----- COLLECTED DATA

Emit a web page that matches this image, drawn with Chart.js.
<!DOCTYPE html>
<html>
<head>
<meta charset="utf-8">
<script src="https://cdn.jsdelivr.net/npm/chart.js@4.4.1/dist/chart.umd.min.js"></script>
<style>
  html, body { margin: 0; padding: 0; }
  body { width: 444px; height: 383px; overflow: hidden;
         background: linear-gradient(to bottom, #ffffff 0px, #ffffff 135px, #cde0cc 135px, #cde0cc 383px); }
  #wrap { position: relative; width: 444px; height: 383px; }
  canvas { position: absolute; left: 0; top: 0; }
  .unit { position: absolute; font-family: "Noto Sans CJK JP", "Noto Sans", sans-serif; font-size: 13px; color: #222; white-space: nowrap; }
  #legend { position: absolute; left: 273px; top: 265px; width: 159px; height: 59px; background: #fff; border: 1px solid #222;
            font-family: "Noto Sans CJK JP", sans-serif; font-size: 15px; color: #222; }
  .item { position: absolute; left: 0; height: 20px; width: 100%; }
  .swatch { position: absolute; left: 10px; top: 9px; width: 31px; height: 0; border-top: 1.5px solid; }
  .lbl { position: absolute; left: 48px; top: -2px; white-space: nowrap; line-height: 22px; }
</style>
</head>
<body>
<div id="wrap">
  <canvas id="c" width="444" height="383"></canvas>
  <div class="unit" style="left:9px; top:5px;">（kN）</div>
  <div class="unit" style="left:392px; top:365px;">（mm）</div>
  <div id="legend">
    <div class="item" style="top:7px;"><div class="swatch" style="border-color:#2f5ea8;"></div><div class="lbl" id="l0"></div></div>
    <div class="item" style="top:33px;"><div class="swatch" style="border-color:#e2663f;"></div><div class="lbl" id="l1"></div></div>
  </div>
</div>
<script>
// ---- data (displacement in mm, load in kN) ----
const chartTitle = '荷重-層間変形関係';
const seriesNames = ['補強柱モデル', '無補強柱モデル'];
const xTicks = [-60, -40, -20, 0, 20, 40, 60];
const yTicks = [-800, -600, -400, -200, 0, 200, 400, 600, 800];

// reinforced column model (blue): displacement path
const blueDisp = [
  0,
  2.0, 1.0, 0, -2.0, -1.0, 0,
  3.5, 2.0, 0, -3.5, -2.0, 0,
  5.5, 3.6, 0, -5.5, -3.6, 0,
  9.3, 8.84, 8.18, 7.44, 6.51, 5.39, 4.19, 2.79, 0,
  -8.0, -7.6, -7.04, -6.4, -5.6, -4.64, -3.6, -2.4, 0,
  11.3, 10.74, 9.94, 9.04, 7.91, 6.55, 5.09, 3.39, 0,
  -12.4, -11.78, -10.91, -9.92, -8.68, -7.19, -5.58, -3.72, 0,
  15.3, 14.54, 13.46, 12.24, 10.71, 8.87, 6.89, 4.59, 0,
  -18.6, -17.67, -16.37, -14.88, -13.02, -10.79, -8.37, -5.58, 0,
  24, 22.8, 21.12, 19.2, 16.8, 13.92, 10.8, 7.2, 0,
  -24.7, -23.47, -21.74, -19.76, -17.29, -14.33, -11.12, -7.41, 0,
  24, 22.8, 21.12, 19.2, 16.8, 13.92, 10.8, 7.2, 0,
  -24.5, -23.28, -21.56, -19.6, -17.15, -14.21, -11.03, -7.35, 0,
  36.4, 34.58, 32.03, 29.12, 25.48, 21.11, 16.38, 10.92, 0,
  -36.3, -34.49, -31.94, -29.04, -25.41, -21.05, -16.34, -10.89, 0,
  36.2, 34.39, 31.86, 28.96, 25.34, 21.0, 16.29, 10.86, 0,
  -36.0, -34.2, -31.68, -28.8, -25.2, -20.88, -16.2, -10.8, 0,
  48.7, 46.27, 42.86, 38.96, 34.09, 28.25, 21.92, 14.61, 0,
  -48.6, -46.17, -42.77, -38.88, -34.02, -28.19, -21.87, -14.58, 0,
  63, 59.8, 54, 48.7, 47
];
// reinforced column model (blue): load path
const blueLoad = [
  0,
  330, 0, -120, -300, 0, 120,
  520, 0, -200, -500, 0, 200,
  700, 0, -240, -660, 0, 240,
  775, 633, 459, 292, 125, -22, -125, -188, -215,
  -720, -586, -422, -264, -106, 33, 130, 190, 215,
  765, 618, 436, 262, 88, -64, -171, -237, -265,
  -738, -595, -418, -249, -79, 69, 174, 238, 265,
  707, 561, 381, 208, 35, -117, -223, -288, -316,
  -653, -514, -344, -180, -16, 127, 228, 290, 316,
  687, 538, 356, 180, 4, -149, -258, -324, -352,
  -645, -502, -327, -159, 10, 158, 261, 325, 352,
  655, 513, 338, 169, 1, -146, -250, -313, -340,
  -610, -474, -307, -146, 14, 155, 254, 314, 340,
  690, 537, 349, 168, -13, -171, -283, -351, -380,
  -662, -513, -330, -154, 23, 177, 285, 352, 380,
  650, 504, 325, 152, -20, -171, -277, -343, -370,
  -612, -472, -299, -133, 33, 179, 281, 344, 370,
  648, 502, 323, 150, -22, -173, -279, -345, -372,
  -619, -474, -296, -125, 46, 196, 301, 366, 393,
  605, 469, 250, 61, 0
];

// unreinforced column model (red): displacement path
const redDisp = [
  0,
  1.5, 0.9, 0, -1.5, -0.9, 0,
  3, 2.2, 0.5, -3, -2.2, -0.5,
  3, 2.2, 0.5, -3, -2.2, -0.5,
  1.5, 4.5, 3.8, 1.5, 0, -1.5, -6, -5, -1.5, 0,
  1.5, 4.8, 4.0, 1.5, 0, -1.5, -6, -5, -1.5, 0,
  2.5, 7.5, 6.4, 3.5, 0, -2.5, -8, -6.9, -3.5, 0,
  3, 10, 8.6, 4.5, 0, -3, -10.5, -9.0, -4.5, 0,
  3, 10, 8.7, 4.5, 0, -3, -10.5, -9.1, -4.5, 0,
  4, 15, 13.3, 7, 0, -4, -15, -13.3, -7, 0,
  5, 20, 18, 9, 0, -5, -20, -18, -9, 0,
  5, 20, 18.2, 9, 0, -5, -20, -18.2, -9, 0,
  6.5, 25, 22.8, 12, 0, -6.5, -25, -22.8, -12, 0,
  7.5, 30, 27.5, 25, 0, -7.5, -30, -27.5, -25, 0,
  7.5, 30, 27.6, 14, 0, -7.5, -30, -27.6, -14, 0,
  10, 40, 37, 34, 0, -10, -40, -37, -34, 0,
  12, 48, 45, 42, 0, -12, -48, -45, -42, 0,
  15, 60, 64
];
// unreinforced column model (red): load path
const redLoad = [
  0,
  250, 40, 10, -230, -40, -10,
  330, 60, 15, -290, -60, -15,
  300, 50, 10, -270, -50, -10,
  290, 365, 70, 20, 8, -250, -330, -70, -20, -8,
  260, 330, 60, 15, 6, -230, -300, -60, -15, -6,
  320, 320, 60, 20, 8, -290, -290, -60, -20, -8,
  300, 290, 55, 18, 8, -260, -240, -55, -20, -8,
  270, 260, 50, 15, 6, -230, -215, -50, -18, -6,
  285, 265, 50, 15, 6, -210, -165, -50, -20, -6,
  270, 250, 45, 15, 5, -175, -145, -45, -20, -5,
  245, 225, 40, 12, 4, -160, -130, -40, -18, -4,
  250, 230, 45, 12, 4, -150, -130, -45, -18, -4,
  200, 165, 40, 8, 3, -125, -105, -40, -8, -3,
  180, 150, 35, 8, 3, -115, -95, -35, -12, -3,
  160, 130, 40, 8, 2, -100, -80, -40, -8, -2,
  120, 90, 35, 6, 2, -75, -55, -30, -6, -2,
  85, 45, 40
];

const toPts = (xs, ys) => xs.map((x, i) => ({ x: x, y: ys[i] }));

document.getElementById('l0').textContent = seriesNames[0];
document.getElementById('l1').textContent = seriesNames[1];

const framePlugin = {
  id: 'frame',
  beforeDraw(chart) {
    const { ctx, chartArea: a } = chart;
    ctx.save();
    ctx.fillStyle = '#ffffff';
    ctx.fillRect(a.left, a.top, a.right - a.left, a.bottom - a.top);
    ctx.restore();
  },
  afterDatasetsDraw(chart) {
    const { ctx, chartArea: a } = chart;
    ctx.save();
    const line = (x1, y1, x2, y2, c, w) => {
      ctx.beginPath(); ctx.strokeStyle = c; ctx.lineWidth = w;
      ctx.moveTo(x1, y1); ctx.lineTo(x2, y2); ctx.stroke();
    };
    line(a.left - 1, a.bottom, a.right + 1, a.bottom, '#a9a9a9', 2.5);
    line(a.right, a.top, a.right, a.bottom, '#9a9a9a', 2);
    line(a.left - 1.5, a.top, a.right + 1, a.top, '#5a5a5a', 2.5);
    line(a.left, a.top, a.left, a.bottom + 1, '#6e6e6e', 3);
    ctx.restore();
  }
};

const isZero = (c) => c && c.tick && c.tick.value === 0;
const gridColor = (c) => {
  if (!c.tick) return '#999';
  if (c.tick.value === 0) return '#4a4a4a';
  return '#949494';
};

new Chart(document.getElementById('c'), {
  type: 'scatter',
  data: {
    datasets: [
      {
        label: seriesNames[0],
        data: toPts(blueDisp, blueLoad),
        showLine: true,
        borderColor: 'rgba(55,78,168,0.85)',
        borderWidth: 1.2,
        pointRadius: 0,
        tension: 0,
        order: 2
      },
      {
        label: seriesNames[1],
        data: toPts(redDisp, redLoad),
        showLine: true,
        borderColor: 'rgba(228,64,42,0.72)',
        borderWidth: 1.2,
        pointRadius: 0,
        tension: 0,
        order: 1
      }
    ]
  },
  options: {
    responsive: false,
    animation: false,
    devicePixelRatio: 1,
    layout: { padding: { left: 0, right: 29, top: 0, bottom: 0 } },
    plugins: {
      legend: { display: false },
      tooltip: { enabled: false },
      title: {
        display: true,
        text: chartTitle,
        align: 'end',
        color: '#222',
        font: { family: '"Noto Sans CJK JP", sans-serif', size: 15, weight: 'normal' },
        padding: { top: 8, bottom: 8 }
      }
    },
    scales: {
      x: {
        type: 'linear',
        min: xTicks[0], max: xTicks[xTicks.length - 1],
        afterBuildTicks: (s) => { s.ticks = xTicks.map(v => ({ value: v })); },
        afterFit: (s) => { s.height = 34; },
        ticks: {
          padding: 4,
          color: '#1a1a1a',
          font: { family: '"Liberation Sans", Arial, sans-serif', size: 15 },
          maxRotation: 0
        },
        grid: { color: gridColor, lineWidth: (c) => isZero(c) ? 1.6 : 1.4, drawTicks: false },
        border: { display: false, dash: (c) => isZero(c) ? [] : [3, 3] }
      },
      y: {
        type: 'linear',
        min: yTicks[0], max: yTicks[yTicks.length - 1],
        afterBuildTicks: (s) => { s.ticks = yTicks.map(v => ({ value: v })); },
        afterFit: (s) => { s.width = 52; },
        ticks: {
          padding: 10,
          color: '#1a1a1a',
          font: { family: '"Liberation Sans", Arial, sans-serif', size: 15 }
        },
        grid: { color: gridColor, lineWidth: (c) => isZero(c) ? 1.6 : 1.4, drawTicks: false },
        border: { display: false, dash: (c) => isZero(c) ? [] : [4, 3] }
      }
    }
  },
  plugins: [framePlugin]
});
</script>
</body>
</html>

----------

Repeat exactly, please, each line from the beginning of the data through the line with "400, 600, 800];" in it, and only those lines.

Emit a web page that matches this image, drawn with Chart.js.
<!DOCTYPE html>
<html>
<head>
<meta charset="utf-8">
<script src="https://cdn.jsdelivr.net/npm/chart.js@4.4.1/dist/chart.umd.min.js"></script>
<style>
  html, body { margin: 0; padding: 0; }
  body { width: 444px; height: 383px; overflow: hidden;
         background: linear-gradient(to bottom, #ffffff 0px, #ffffff 135px, #cde0cc 135px, #cde0cc 383px); }
  #wrap { position: relative; width: 444px; height: 383px; }
  canvas { position: absolute; left: 0; top: 0; }
  .unit { position: absolute; font-family: "Noto Sans CJK JP", "Noto Sans", sans-serif; font-size: 13px; color: #222; white-space: nowrap; }
  #legend { position: absolute; left: 273px; top: 265px; width: 159px; height: 59px; background: #fff; border: 1px solid #222;
            font-family: "Noto Sans CJK JP", sans-serif; font-size: 15px; color: #222; }
  .item { position: absolute; left: 0; height: 20px; width: 100%; }
  .swatch { position: absolute; left: 10px; top: 9px; width: 31px; height: 0; border-top: 1.5px solid; }
  .lbl { position: absolute; left: 48px; top: -2px; white-space: nowrap; line-height: 22px; }
</style>
</head>
<body>
<div id="wrap">
  <canvas id="c" width="444" height="383"></canvas>
  <div class="unit" style="left:9px; top:5px;">（kN）</div>
  <div class="unit" style="left:392px; top:365px;">（mm）</div>
  <div id="legend">
    <div class="item" style="top:7px;"><div class="swatch" style="border-color:#2f5ea8;"></div><div class="lbl" id="l0"></div></div>
    <div class="item" style="top:33px;"><div class="swatch" style="border-color:#e2663f;"></div><div class="lbl" id="l1"></div></div>
  </div>
</div>
<script>
// ---- data (displacement in mm, load in kN) ----
const chartTitle = '荷重-層間変形関係';
const seriesNames = ['補強柱モデル', '無補強柱モデル'];
const xTicks = [-60, -40, -20, 0, 20, 40, 60];
const yTicks = [-800, -600, -400, -200, 0, 200, 400, 600, 800];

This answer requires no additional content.